I giovini sono nel periodo in cui le cose non le vogliono. Nulla di strano. È però un po’ più strano sentirli parlare in terza persona: non dicono “non vojo” ma “non vuole”. Chissà qual è il recondito significato!
Ultimo aggiornamento: 2011-12-06 07:00
Scilipoti non vuole! :D
The Maradona Syndrome
non è che siano “nel periodo”: è che “inizia” il periodo. è un “periodo” che NON finisce, bensì si intensifica negli anni. buona fortuna.
i giovini, imparano per imitazione e quindi ripetono il “non vuole” sentito dagli adulti, poi pian piano che si staccano dall’intensità della relazione con la figura adulta capiscono e passano alla prima persona
Sono nativi digitali, parlano già per twitter. Tra poco si limiteranno a frasi brevi :)
Passato anche mio figlio: “Allo vuole, Allo dice, Allo piange”.
Penso sia come dice Rosalba: dal momento che quando parlate fra voi genitori del bambino (l’uno o l’altra) vi riferite a lui con la terza persona singolare dunque anche lui userà la stessa persona per parlare dello stesso soggetto.

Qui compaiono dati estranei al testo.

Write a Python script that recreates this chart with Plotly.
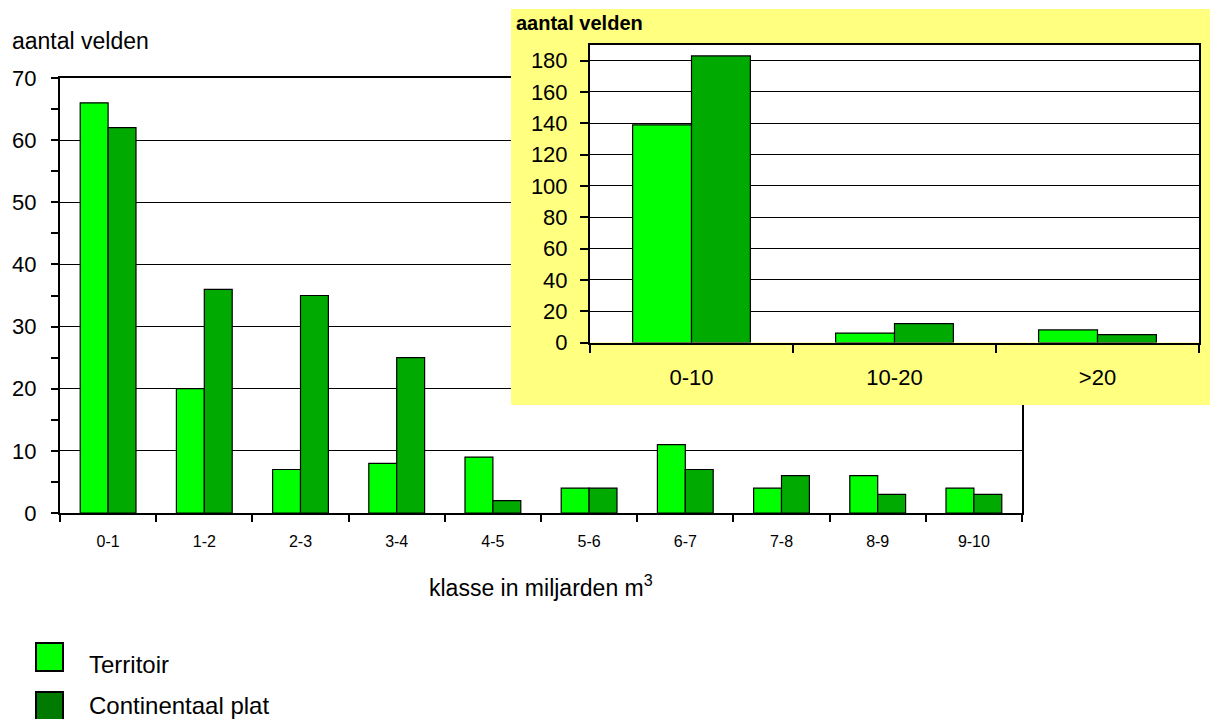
import plotly.graph_objects as go

# Aantal gasvelden per klasse (miljarden m3)
klassen = ["0-1", "1-2", "2-3", "3-4", "4-5", "5-6", "6-7", "7-8", "8-9", "9-10"]
territoir = [66, 20, 7, 8, 9, 4, 11, 4, 6, 4]
continentaal_plat = [62, 36, 35, 25, 2, 4, 7, 6, 3, 3]

# Overzicht in grove klassen
grove_klassen = ["0-10", "10-20", ">20"]
grof_territoir = [139, 6, 8]
grof_continentaal_plat = [183, 12, 5]

W, H = 1210, 719
FONT = "Liberation Sans, Arial, sans-serif"
LICHTGROEN = "#00FF00"
DONKERGROEN = "#00AA00"
LEGENDA_DONKER = "#007A00"
GEEL = "#FFFF80"


def fx(px):
    return px / W


def fy(py):
    return 1 - py / H


fig = go.Figure()

bar_line = dict(color="black", width=1.2)

# hoofdgrafiek
fig.add_trace(go.Bar(x=klassen, y=territoir, name="Territoir",
                     marker=dict(color=LICHTGROEN, line=bar_line),
                     xaxis="x", yaxis="y", showlegend=False))
fig.add_trace(go.Bar(x=klassen, y=continentaal_plat, name="Continentaal plat",
                     marker=dict(color=DONKERGROEN, line=bar_line),
                     xaxis="x", yaxis="y", showlegend=False))

# gele achtergrond van het inzetkader
fig.add_trace(go.Scatter(x=[0, 1, 1, 0, 0], y=[0, 0, 1, 1, 0], mode="lines",
                         fill="toself", fillcolor=GEEL, line=dict(width=0),
                         hoverinfo="skip", xaxis="x2", yaxis="y2", showlegend=False))

# inzetgrafiek
fig.add_trace(go.Bar(x=grove_klassen, y=grof_territoir, name="Territoir",
                     marker=dict(color=LICHTGROEN, line=bar_line),
                     xaxis="x3", yaxis="y3", showlegend=False))
fig.add_trace(go.Bar(x=grove_klassen, y=grof_continentaal_plat, name="Continentaal plat",
                     marker=dict(color=DONKERGROEN, line=bar_line),
                     xaxis="x3", yaxis="y3", showlegend=False))

fig.update_layout(
    width=W, height=H, autosize=False,
    margin=dict(l=0, r=0, t=0, b=0, pad=0),
    paper_bgcolor="white", plot_bgcolor="white",
    font=dict(family=FONT, color="black"),
    barmode="group", bargap=0.42, bargroupgap=0,
    xaxis=dict(domain=[fx(60), fx(1022)], anchor="y", type="category", automargin=False,
               showline=True, linecolor="black", linewidth=2, mirror=True,
               showgrid=False, zeroline=False,
               ticks="outside", tickson="boundaries", ticklen=7, tickcolor="black", tickwidth=1.5,
               tickfont=dict(size=16), ticklabelstandoff=13),
    yaxis=dict(domain=[fy(513), fy(78)], anchor="x", range=[0, 70], dtick=10, automargin=False,
               showline=True, linecolor="black", linewidth=2, mirror=True,
               showgrid=True, gridcolor="black", gridwidth=1, zeroline=False,
               ticks="outside", ticklen=7, tickcolor="black", tickwidth=1.5,
               minor=dict(dtick=5, ticks="outside", ticklen=7, tickcolor="black", showgrid=False),
               tickfont=dict(size=22), ticklabelstandoff=10),
    xaxis2=dict(domain=[fx(511), 1], anchor="y2", range=[0, 1], visible=False,
                fixedrange=True, automargin=False),
    yaxis2=dict(domain=[fy(405), fy(9)], anchor="x2", range=[0, 1], visible=False,
                fixedrange=True, automargin=False),
    xaxis3=dict(domain=[fx(590), fx(1199)], anchor="y3", type="category", automargin=False,
                showline=True, linecolor="black", linewidth=2, mirror=True,
                showgrid=False, zeroline=False,
                ticks="outside", tickson="boundaries", ticklen=8, tickcolor="black", tickwidth=1.5,
                tickfont=dict(size=22), ticklabelstandoff=14),
    yaxis3=dict(domain=[fy(342.5), fy(45)], anchor="x3", range=[0, 190], dtick=20, automargin=False,
                showline=True, linecolor="black", linewidth=2, mirror=True,
                showgrid=True, gridcolor="black", gridwidth=1, zeroline=False,
                ticks="outside", ticklen=8, tickcolor="black", tickwidth=1.5,
                tickfont=dict(size=22), ticklabelstandoff=8),
)

annotations = [
    dict(text="aantal velden", x=fx(10), y=fy(41), xanchor="left", yanchor="middle",
         font=dict(size=23)),
    dict(text="<b>aantal velden</b>", x=fx(514), y=fy(23), xanchor="left", yanchor="middle",
         font=dict(size=20)),
    dict(text="klasse in miljarden m<sup>3</sup>", x=fx(541), y=fy(586), xanchor="center",
         yanchor="middle", font=dict(size=23)),
    dict(text="Territoir", x=fx(87), y=fy(664), xanchor="left", yanchor="middle",
         font=dict(size=24)),
    dict(text="Continentaal plat", x=fx(87), y=fy(705), xanchor="left", yanchor="middle",
         font=dict(size=24)),
]
for a in annotations:
    a.update(xref="paper", yref="paper", showarrow=False)
fig.update_layout(annotations=annotations)

# legendasymbolen
fig.add_shape(type="rect", xref="paper", yref="paper",
              x0=fx(36), x1=fx(63), y0=fy(671), y1=fy(643),
              fillcolor=LICHTGROEN, line=dict(color="black", width=2))
fig.add_shape(type="rect", xref="paper", yref="paper",
              x0=fx(36), x1=fx(63), y0=fy(720), y1=fy(692),
              fillcolor=LEGENDA_DONKER, line=dict(color="black", width=2))

fig.write_html("out.html")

Una spiegazione meno psicologica è che sono i genitori che spesso parlano di sé in terza persona con i bambini “es., papà dice: Non fare questo, che papà non vuole; mamma dice: “devi smetterla di fare arrabbiare la mamma!”, e quindi contestualmente allevano piccoli cesari. Ma non so se la cosa si applica a .mau.
Io e Anna diamo del tu ai giovyni, a dire il vero. “Jacopo, vuoi vedere il cartone di Alice?” o al limite la prima persona: “Ci vestiamo?”
hmmm… Il mio ha avuto una fase in seconda persona, suppongo per imitazione di chi gli rivolgeva la parola: “Lo vuoi il trenino?” “No, [io] non lo vuoi.” Potrebbe essere un meccanismo simile? Ovvero “Papà non vuole il gelato.” “[Io] lo vuole.”
@Francesco: come scrivevo sul Frenfi, avrei capito la seconda persona visto che diamo loro del tu. La terza mi spiazza.
Sì, ma ti dài dell’io quando parli di te a loro? “vado a lavorare” o “papà va a lavorare?”..
dipende dalle volte.
Se tu dici di solito “papà non vuole”, Jacopo ovviamente clonerà “papà non vuole”; e se alterni, dedurrà che sono forme equivalenti e userà preferibilmente a terza persona perché può usarla sia per la prima sia per la terza e dunque lo considera più economico, così come noi usiamo “fare” e “cosa” per pigrizia pur avendo a disposizione sinonimi più accurati.
Scherzi a parte, secondo Piaget, che ha scritto una delle teorie evolutive più articolate che ancora ci siano, intorno a quell’età il bambino passa dalla fase dell’egocentrismo puro – nella quale tutto il mondo ruota intorno al proprio io – il bambino passa, attraverso il linguaggio, alla creazione e comprensione di più punti di vista, di più soggetti del mondo. L’uso della terza persona gli è utile a inserire se stesso nell’universo multicentrico che inizia a scoprire. Mentre finora la psicologia interiore l’ha reso protagonista del mondo, adesso il linguaggio gli permette di inserirsi nel mondo come io. Cosa che sperimenta con l’uso della terza persona – per riassumere in due righe concetti difficili e complessi.
Ora non ho modo di controllare ma credo che nell’acquisizione del linguaggio da parte dei bambini italiani la sequenza prevista sia proprio inizialmente la terza persona singolare con verbi all’indicativo, poi a volte la seconda, quindi la prima persona. Non è una questione di imitazione dei genitori, altrimenti i bambini non passerebbero mai la fase in cui rendono regolari i verbi irregolari (che non sentono da nessun adulto). Se ben ricordo, è come se per i bambini italiani la terza persona singolare fosse una forma “neutra”, e la usino, per fare un paragone, come nello stereotipo degli stranieri che parlano con i verbi all’infinito (cosa che nessun bambino piccolo italiano farà mai).
Avete presente Elmo, il muppet rosso di Sesame Street che nei paesi di lingua inglese è adorato dai bambini? Mi è venuto in mente perché parla sempre in terza persona, proprio come loro, e sono riuscita a recuperare un intervento in Language Log che credo possa essere interessante, Blame it on Elmo: aggiunge alcuni dettagli sul perché i bambini che stanno imparando a parlare usano la terza persona, indipendentemente da come ci si rivolge loro.